> Work to do
Don't include pictures. Quote the lines below from the first through the line that contains "const zulMaxGewicht = 3500;".

> Records supplied
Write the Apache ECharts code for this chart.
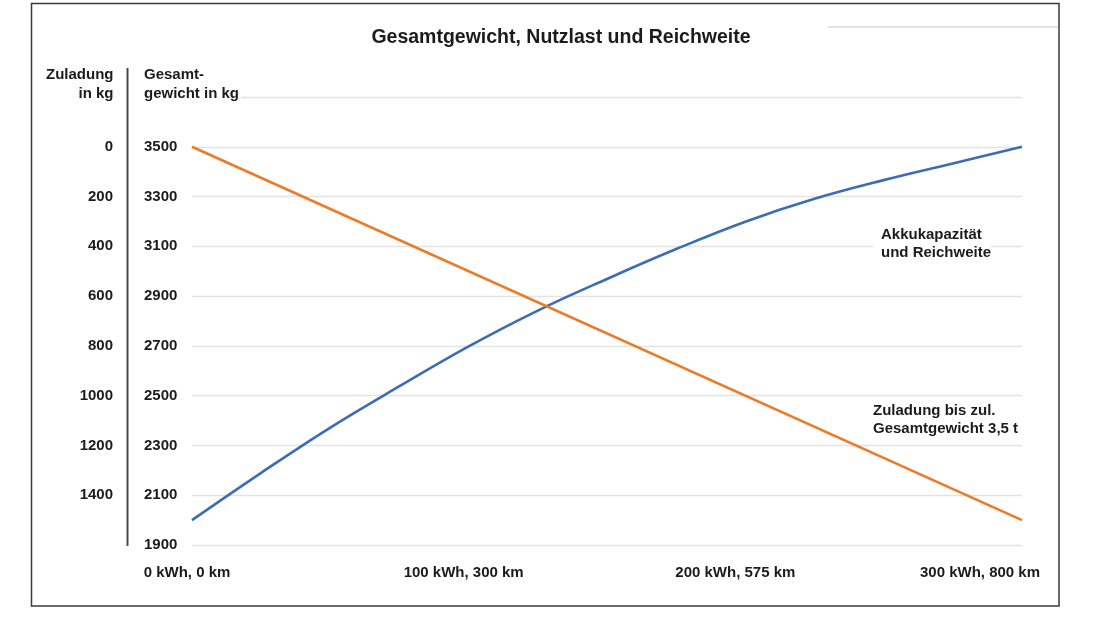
<!DOCTYPE html>
<html>
<head>
<meta charset="utf-8">
<script src="https://cdn.jsdelivr.net/npm/echarts@6/dist/echarts.min.js"></script>
<style>html,body{margin:0;padding:0;background:#fff}#c{width:1100px;height:619px}</style>
</head>
<body>
<div id="c"></div>
<script>
// Data
const titleText = 'Gesamtgewicht, Nutzlast und Reichweite';
const xTickValues = [0, 100, 200, 300];
const xTickLabels = ['0 kWh, 0 km', '100 kWh, 300 km', '200 kWh, 575 km', '300 kWh, 800 km'];
const akkuKwh = [0, 25, 50, 75, 100, 125, 150, 175, 200, 225, 250, 275, 300];
const akkuGewicht = [2000, 2190, 2372, 2538, 2698, 2842, 2969, 3089, 3199, 3291, 3366, 3433, 3500];
const zuladungKwh = [0, 300];
const zuladungGewicht = [3500, 2000];
const yMin = 1900, yMax = 3700, yStep = 200;
const zulMaxGewicht = 3500;

const FONT = '"Liberation Sans", Arial, sans-serif';
const TXT = '#1b1b1b';
const BLUE = '#3a6db5';
const ORANGE = '#ec7a26';

const chart = echarts.init(document.getElementById('c'));
const labelShift = [10, 10, 20, 84];
const rich = {};
labelShift.forEach((p, i) => {
  rich['s' + i] = { fontFamily: FONT, fontSize: 15, fontWeight: 'bold', color: TXT, padding: [0, p, 0, 0] };
});

chart.setOption({
  animation: false,
  title: {
    text: titleText, left: 556, top: 23, textAlign: 'center',
    textStyle: { fontFamily: FONT, fontSize: 19.5, fontWeight: 'bold', color: TXT }
  },
  grid: { left: 192, right: 78, top: 97, bottom: 74 },
  xAxis: {
    type: 'value', min: 0, max: 300, interval: 100,
    axisLine: { show: false }, axisTick: { show: false }, splitLine: { show: false },
    axisLabel: {
      margin: 20,
      formatter: (v) => { const i = xTickValues.indexOf(v); return i < 0 ? '' : '{s' + i + '|' + xTickLabels[i] + '}'; },
      rich: rich
    }
  },
  yAxis: [
    {
      type: 'value', min: yMin, max: yMax, interval: yStep, position: 'left',
      axisLine: { show: false }, axisTick: { show: false },
      splitLine: { show: true, lineStyle: { color: '#e3e3e3', width: 1.3 } },
      axisLabel: {
        margin: 48, align: 'left', fontFamily: FONT, fontSize: 15, fontWeight: 'bold', color: TXT,
        formatter: (v) => v > zulMaxGewicht ? '' : String(v)
      }
    },
    {
      type: 'value', min: yMin, max: yMax, interval: yStep, position: 'left',
      axisLine: { show: false }, axisTick: { show: false }, splitLine: { show: false },
      axisLabel: {
        margin: 79, align: 'right', fontFamily: FONT, fontSize: 15, fontWeight: 'bold', color: TXT,
        formatter: (v) => (v > zulMaxGewicht || v < 2100) ? '' : String(zulMaxGewicht - v)
      }
    }
  ],
  series: [
    {
      type: 'line', name: 'Akkukapazität und Reichweite', smooth: 0.4, symbol: 'none',
      lineStyle: { color: BLUE, width: 2.6 },
      data: akkuKwh.map((k, i) => [k, akkuGewicht[i]])
    },
    {
      type: 'line', name: 'Zuladung', symbol: 'none',
      lineStyle: { color: ORANGE, width: 2.6 },
      data: zuladungKwh.map((k, i) => [k, zuladungGewicht[i]])
    }
  ],
  graphic: [
    { type: 'rect', z: 50, shape: { x: 31.5, y: 3.5, width: 1027.5, height: 602.5 },
      style: { fill: 'none', stroke: '#3a3a3a', lineWidth: 1.5 } },
    { type: 'line', z: 50, shape: { x1: 828, y1: 27, x2: 1058, y2: 27 },
      style: { stroke: '#d9d9d9', lineWidth: 1.5 } },
    { type: 'line', z: 50, shape: { x1: 127.5, y1: 68, x2: 127.5, y2: 546 },
      style: { stroke: '#4a4a4a', lineWidth: 2 } },
    { type: 'text', z: 60, style: { text: 'Zuladung\nin kg', x: 113.5, y: 65, align: 'right', verticalAlign: 'top',
      font: 'bold 15px ' + FONT, lineHeight: 19, fill: TXT } },
    { type: 'text', z: 60, style: { text: 'Gesamt-\ngewicht in kg', x: 144, y: 65, align: 'left', verticalAlign: 'top',
      font: 'bold 15px ' + FONT, lineHeight: 19, fill: TXT, backgroundColor: '#fff', padding: [0, 2, 0, 0] } },
    { type: 'text', z: 60, style: { text: 'Akkukapazität\nund Reichweite', x: 873, y: 226, align: 'left', verticalAlign: 'top',
      font: 'bold 15px ' + FONT, lineHeight: 18, fill: TXT, backgroundColor: '#fff', padding: [0, 0, 0, 8] } },
    { type: 'text', z: 60, style: { text: 'Zuladung bis zul.\nGesamtgewicht 3,5 t', x: 873, y: 402, align: 'left', verticalAlign: 'top',
      font: 'bold 15px ' + FONT, lineHeight: 18, fill: TXT } }
  ]
});
</script>
</body>
</html>
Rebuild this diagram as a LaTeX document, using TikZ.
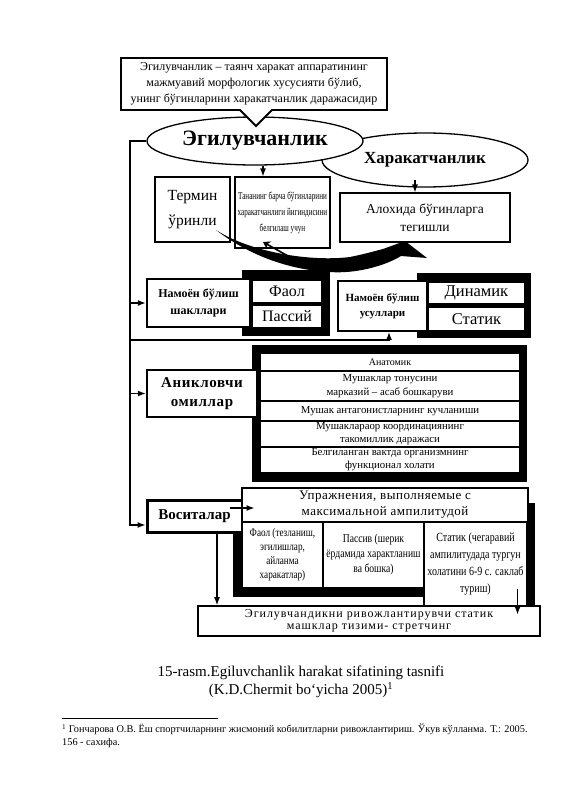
\documentclass[tikz,border=0pt]{standalone}
\usepackage{fontspec}
\setmainfont{Liberation Serif}
\newfontfamily\narrowfont[FakeStretch=0.8]{Liberation Serif}
\newfontfamily\tightfont[FakeStretch=0.68]{Liberation Serif}
\newfontfamily\widefont[LetterSpace=8]{Liberation Serif}
\newfontfamily\semiwidefont[LetterSpace=4]{Liberation Serif}
\usetikzlibrary{shapes.geometric,arrows.meta}
\newcommand{\fsz}[2]{\fontsize{#1}{#2}\selectfont}
\tikzset {
    plain box/.style={
        draw=black,
        fill=white,
        line width=1.1pt,
        rectangle, % white box, thin border
        inner sep=0pt,
        align=center,
    },
    bold box/.style={
        plain box,
        line width=2.4pt,
        font=\bfseries,
    },
    oval/.style={
        draw=black,
        fill=white,
        line width=1.3pt,
        ellipse,
        inner sep=0pt,
        font=\bfseries,
    },
    link/.style={
        line width=1.3pt,
        -{Latex[length=8pt,width=6pt]},
    },
}

\begin{document}
\begin{tikzpicture}[x=1pt,y=-1pt]
\fill[white] (0,0) rectangle (565,800);
\useasboundingbox (0,0) rectangle (565,800);

% ellipses and the definition
\node[oval, minimum width=206pt, minimum height=54pt, font=\bfseries\fsz{17}{20}] at (425,160) (move) {Харакатчанлик};
\node[oval, minimum width=216pt, minimum height=48pt, font=\bfseries\fsz{22}{26}] at (255,141) (flex) {Эгилувчанлик};
\draw[line width=1.8pt, fill=white] (121,58) -- (387,58) -- (387,110) -- (272,110) -- (256,126) -- (240,110) -- (121,110) -- cycle;
\node[align=center, font=\fsz{12}{16}] at (254,84) (defn) {Эгилувчанлик – таянч харакат аппаратининг\\ мажмуавий морфологик хусусияти бўлиб,\\ унинг бўгинларини харакатчанлик даражасидир};

% first row
\node[plain box, minimum width=75pt, minimum height=65pt, font=\fsz{15.5}{25}] at (192.5,209.5) (term) {Термин\\ ўринли};
\node[plain box, minimum width=95pt, minimum height=71pt, font=\tightfont\fsz{10.5}{16}] at (282.5,212.5) (whole) {Тананинг барча бўгинларини\\ харакатчанлиги йигиндисини\\ белгилаш учун};
\node[plain box, minimum width=170pt, minimum height=49pt, font=\fsz{13.5}{18}] at (425,217.5) (single) {Алохида бўгинларга\\ тегишли};

% swoosh
\fill (216,230) .. controls (250,252) and (310,262) .. (350,257) .. controls (365,254) and (375,251) .. (383,249) -- (405,241) -- (427,258) -- (401,256) .. controls (385,266) and (355,274) .. (330,272) .. controls (290,270) and (250,256) .. cycle;
\draw[line width=1.6pt, -{Stealth[length=7pt,width=9pt]}] (288,256) -- (263,242);

% second row
\fill (242,270) rectangle (330,336);
\fill (417,273) rectangle (531,338);
\node[bold box, minimum width=103pt, minimum height=48pt, font=\bfseries\fsz{12}{17}] at (198.5,303) (forms) {Намоён бўлиш\\ шакллари};
\node[plain box, minimum width=70pt, minimum height=23pt, font=\fsz{16}{18}] at (287,291.5) (active) {Фаол};
\node[plain box, minimum width=70pt, minimum height=23pt, font=\fsz{16}{18}] at (287,316.5) (passive) {Пассий};
\node[bold box, line width=1.8pt, minimum width=89pt, minimum height=50pt, font=\bfseries\fsz{11}{15}] at (382.5,306) (ways) {Намоён бўлиш\\ усуллари};
\node[plain box, minimum width=97pt, minimum height=22pt, font=\fsz{16.5}{18}] at (476.5,293) (dynamic) {Динамик};
\node[plain box, minimum width=97pt, minimum height=24pt, font=\fsz{16.5}{18}] at (476.5,319) (static) {Статик};

% third row
\fill (252,345) rectangle (527,482);
\node[plain box, minimum width=260pt, minimum height=18pt, font=\fsz{10}{13}] at (390,362) (anat) {Анатомик};
\node[plain box, minimum width=260pt, minimum height=30pt, font=\fsz{10.8}{14}] at (390,386) (tone) {Мушаклар тонусини\\ марказий – асаб бошкаруви};
\node[plain box, minimum width=260pt, minimum height=20pt, font=\fsz{10.8}{14}] at (390,411) (antag) {Мушак антагонистларнинг кучланиши};
\node[plain box, minimum width=260pt, minimum height=26pt, font=\fsz{10.8}{13}] at (390,434) (coord) {Мушаклараор координациянинг\\ такомиллик даражаси};
\node[plain box, minimum width=260pt, minimum height=26pt, font=\fsz{10.8}{13}] at (390,460) (state) {Белгиланган вактда организмнинг\\ функционал холати};
\node[bold box, minimum width=110pt, minimum height=47pt, font=\bfseries\semiwidefont\fsz{15}{19}] at (202,393.5) (factors) {Аникловчи\\ омиллар};

% fourth row
\fill (233,503) rectangle (535,597);
\fill (527,597) rectangle (535,606);
\node[bold box, line width=3pt, minimum width=95pt, minimum height=32pt, font=\bfseries\fsz{15}{18}] at (194.5,516) (means) {Воситалар};
\node[plain box, line width=1.6pt, minimum width=286pt, minimum height=34pt, font=\semiwidefont\fsz{13}{16}] at (385,505) (ampl) {Упражнения, выполняемые с\\ максимальной ампилитудой};
\node[plain box, minimum width=81pt, minimum height=66pt, font=\narrowfont\fsz{11.5}{14}] at (282.5,555) (act) {Фаол (тезланиш,\\ эгилишлар,\\ айланма\\ харакатлар)};
\node[plain box, minimum width=101pt, minimum height=66pt, font=\narrowfont\fsz{12}{15}] at (373.5,555) (pas) {Пассив (шерик\\ ёрдамида характланиш\\ ва бошка)};
\node[plain box, minimum width=103pt, minimum height=84pt, font=\narrowfont\fsz{12.5}{17}] at (475.5,564) (stat) {Статик (чегаравий\\ ампилитудада тургун\\ холатини 6-9 с. саклаб\\ туриш)};
\node[plain box, line width=1.6pt, minimum width=342pt, minimum height=30pt, font=\widefont\fsz{12}{12.5}] at (369,621) (stretch) {Эгилувчандикни ривожлантирувчи статик\\ машклар тизими- стретчинг};

% connectors
\coordinate (spine) at (130,0);
\coordinate (spine end) at (130,525);
\coordinate (branch) at (130,340);
\draw[link] (flex.west) -| (spine end) -- (spine end -| means.west);
\draw[link] (spine |- forms.west) -- (forms.west);
\draw[link] (spine |- factors.west) -- (factors.west);
\draw[link] (branch) -| ([xshift=6.5pt]ways.south);
\draw[link] ([xshift=8pt]flex.south) -- ([xshift=8pt]flex.south |- whole.north);
\draw[link] ([xshift=-10pt,yshift=8pt]move.south) -- ([xshift=-10pt]move.south |- single.north);
\draw[link] ([xshift=-14pt,yshift=8pt]means.east) -- ++(25,0);
\draw[link] ([xshift=22.5pt]means.south) -- ([xshift=22.5pt]means.south |- stretch.north);
\draw[link] ([xshift=-10pt,yshift=18pt]stat.south east) -- ([xshift=-10pt,yshift=-8pt]stat.south east);

% caption and footnote
\node[align=center, font=\fsz{15}{18}] at (301,682) (caption) {15-rasm.Egiluvchanlik harakat sifatining tasnifi\\ (K.D.Chermit bo‘yicha 2005)\textsuperscript{1}};
\coordinate (rule start) at (62,718);
\coordinate (rule end) at (218,718);
\draw[line width=0.8pt] (rule start) -- (rule end);
\node[anchor=north west, align=left, font=\fsz{10.3}{12.5}, inner sep=0pt] at (62,724) (note) {\textsuperscript{1} Гончарова О.В. Ёш спортчиларнинг жисмоний кобилитларни ривожлантириш. Ўкув кўлланма. Т.: 2005.\\ 156 - сахифа.};
\end{tikzpicture}
\end{document}
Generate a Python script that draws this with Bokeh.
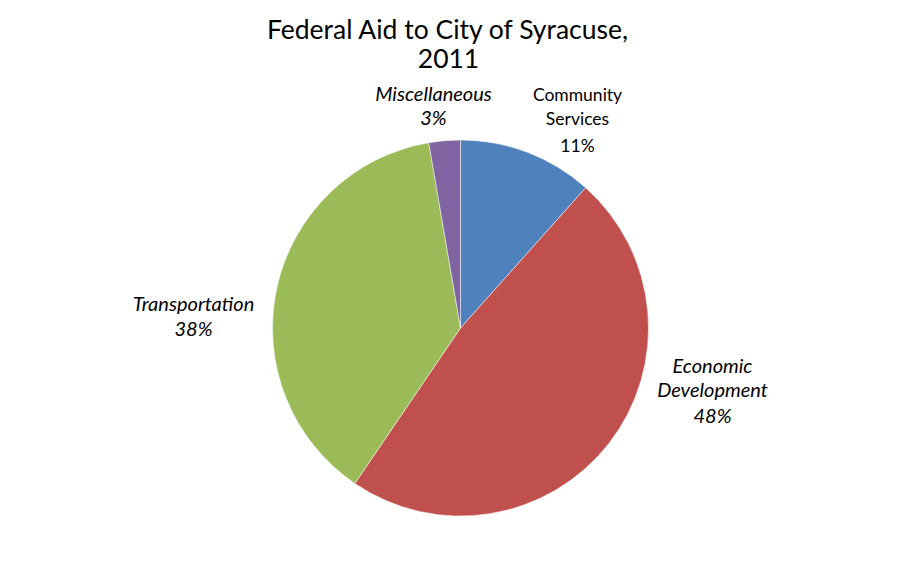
import math
from bokeh.plotting import figure
from bokeh.models import ColumnDataSource, Range1d
from bokeh.core.properties import value
from bokeh.embed import file_html
from bokeh.resources import INLINE

# ---- data ----
categories = ["Community Services", "Economic Development", "Transportation", "Miscellaneous"]
shares = [11.6, 47.9, 37.8, 2.7]
pct_labels = ["11%", "48%", "38%", "3%"]
colors = ["#4F81BD", "#C0504D", "#9BBB59", "#8064A2"]
title_lines = ["Federal Aid to City of Syracuse,", "2011"]

W, H = 904, 552
p = figure(width=W, height=H, output_backend="svg", toolbar_location=None,
           x_range=Range1d(0, W), y_range=Range1d(0, H), min_border=0)
p.axis.visible = False
p.grid.visible = False
p.outline_line_color = None
p.background_fill_color = "white"
p.border_fill_color = "white"

cx, cy, r = 460, H - 327.5, 188
total = sum(shares)
starts, ends = [], []
acc = 0.0
for s in shares:
    starts.append(math.pi / 2 - 2 * math.pi * acc / total)
    acc += s
    ends.append(math.pi / 2 - 2 * math.pi * acc / total)

src = ColumnDataSource(dict(start=starts, end=ends, color=colors, cat=categories))
p.wedge(x=cx, y=cy, radius=r, start_angle="start", end_angle="end", direction="clock",
        fill_color="color", line_color="white", line_width=0.5, source=src)

FONT = "Lato"

def txt(x, y, s, size, style="normal"):
    p.text(x=[x], y=[H - y], text=[s], text_align="center", text_baseline="middle",
           text_font=value(FONT), text_font_size=size, text_font_style=style, text_color="black")

# title
txt(448, 28, title_lines[0], "26.5px")
txt(448, 58, title_lines[1], "26.5px")

# labels (page coords of line centres)
up = "17.5px"
it = "20px"
txt(577, 94, "Community", up)
txt(577, 118, "Services", up)
txt(577, 145, pct_labels[0], up)

txt(712, 364, "Economic", it, "italic")
txt(712, 388, "Development", it, "italic")
txt(712, 414, pct_labels[1], it, "italic")

txt(193, 302, "Transportation", it, "italic")
txt(193, 327, pct_labels[2], it, "italic")

txt(433, 92, "Miscellaneous", it, "italic")
txt(433, 116, pct_labels[3], it, "italic")

open("out.html", "w").write(file_html(p, INLINE))
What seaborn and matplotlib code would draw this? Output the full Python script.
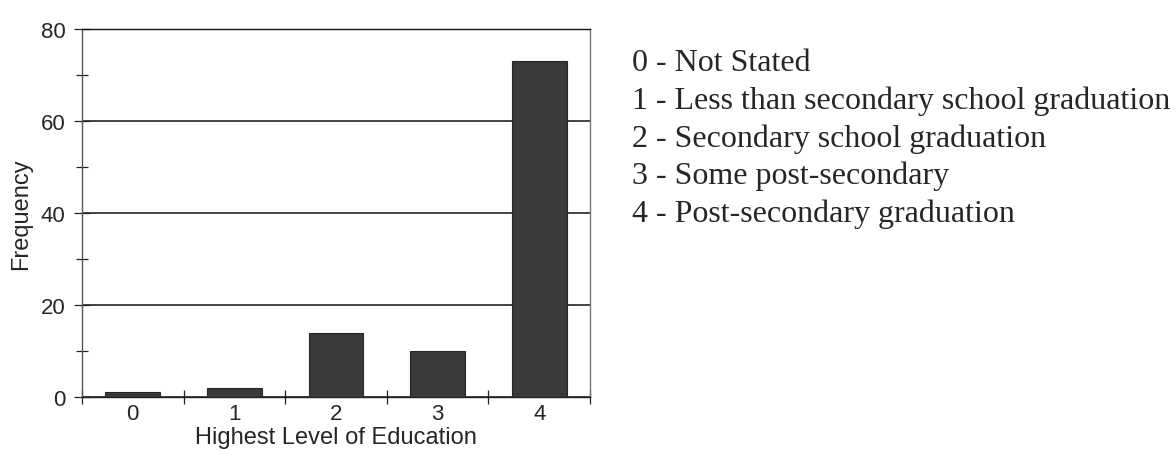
import numpy as np
import pandas as pd
import matplotlib
matplotlib.use("Agg")
import matplotlib.pyplot as plt
import seaborn as sns
from matplotlib.ticker import MultipleLocator, FixedLocator

# data
levels = ["0", "1", "2", "3", "4"]
frequency = [1, 2, 14, 10, 73]
legend_lines = [
    "0 - Not Stated",
    "1 - Less than secondary school graduation",
    "2 - Secondary school graduation",
    "3 - Some post-secondary",
    "4 - Post-secondary graduation",
]

sns.set_theme(style="white")
plt.rcParams["font.family"] = ["Liberation Sans", "DejaVu Sans"]

df = pd.DataFrame({"level": levels, "freq": frequency})

W, H = 1176, 452
fig = plt.figure(figsize=(W / 100, H / 100), dpi=100)
ax = fig.add_axes([82 / W, 1 - 398 / H, (590 - 82) / W, (398 - 30) / H])

sns.barplot(data=df, x="level", y="freq", color="#3a3a3a", width=0.54,
            saturation=1, ax=ax, zorder=3, edgecolor="#262626", linewidth=0.8)

ax.set_ylim(0, 80)
ax.set_xlim(-0.5, 4.5)
ax.yaxis.set_major_locator(MultipleLocator(20))
ax.yaxis.set_minor_locator(MultipleLocator(10))
ax.grid(axis="y", which="major", color="#111111", linewidth=1.1, zorder=0)
ax.set_axisbelow(True)

# x ticks sit between the categories, labels at the centres
ax.xaxis.set_major_locator(FixedLocator(np.arange(-0.5, 5.0, 1.0)))
ax.set_xticklabels([])
ax.xaxis.set_minor_locator(FixedLocator(np.arange(0, 5)))
ax.set_xticklabels(levels, minor=True)
ax.tick_params(axis="x", which="major", direction="inout", length=10, width=0.9,
               bottom=True, color="#222222")
ax.tick_params(axis="x", which="minor", length=0, labelsize=16, pad=4)
ax.tick_params(axis="y", which="both", direction="inout", left=True,
               color="#222222", width=0.9, labelsize=16)
ax.tick_params(axis="y", which="major", length=12, pad=6)
ax.tick_params(axis="y", which="minor", length=8)

for side in ["left", "right", "top", "bottom"]:
    ax.spines[side].set_visible(True)
    ax.spines[side].set_linewidth(1.0)
ax.spines["top"].set_color("#111111")
ax.spines["bottom"].set_color("#222222")
ax.spines["left"].set_color("#555555")
ax.spines["right"].set_color("#777777")

ax.set_xlabel("Highest Level of Education", fontsize=17, labelpad=2)
ax.set_ylabel("Frequency", fontsize=17, labelpad=6)

for i, line in enumerate(legend_lines):
    fig.text(632 / W, 1 - (71 + i * 37.8) / H, line, ha="left", va="baseline",
             fontsize=23, family=["Liberation Serif", "DejaVu Serif"])

fig.savefig("out.png", dpi=100)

> In response
Write the Apache ECharts code for this chart.
<!DOCTYPE html>
<html>
<head>
<meta charset="utf-8">
<script src="https://cdn.jsdelivr.net/npm/echarts@6/dist/echarts.min.js"></script>
<style>html,body{margin:0;padding:0;background:#fff}#c{width:1100px;height:619px}</style>
</head>
<body>
<div id="c"></div>
<script>
// Data
const titleText = 'Gesamtgewicht, Nutzlast und Reichweite';
const xTickValues = [0, 100, 200, 300];
const xTickLabels = ['0 kWh, 0 km', '100 kWh, 300 km', '200 kWh, 575 km', '300 kWh, 800 km'];
const akkuKwh = [0, 25, 50, 75, 100, 125, 150, 175, 200, 225, 250, 275, 300];
const akkuGewicht = [2000, 2190, 2372, 2538, 2698, 2842, 2969, 3089, 3199, 3291, 3366, 3433, 3500];
const zuladungKwh = [0, 300];
const zuladungGewicht = [3500, 2000];
const yMin = 1900, yMax = 3700, yStep = 200;
const zulMaxGewicht = 3500;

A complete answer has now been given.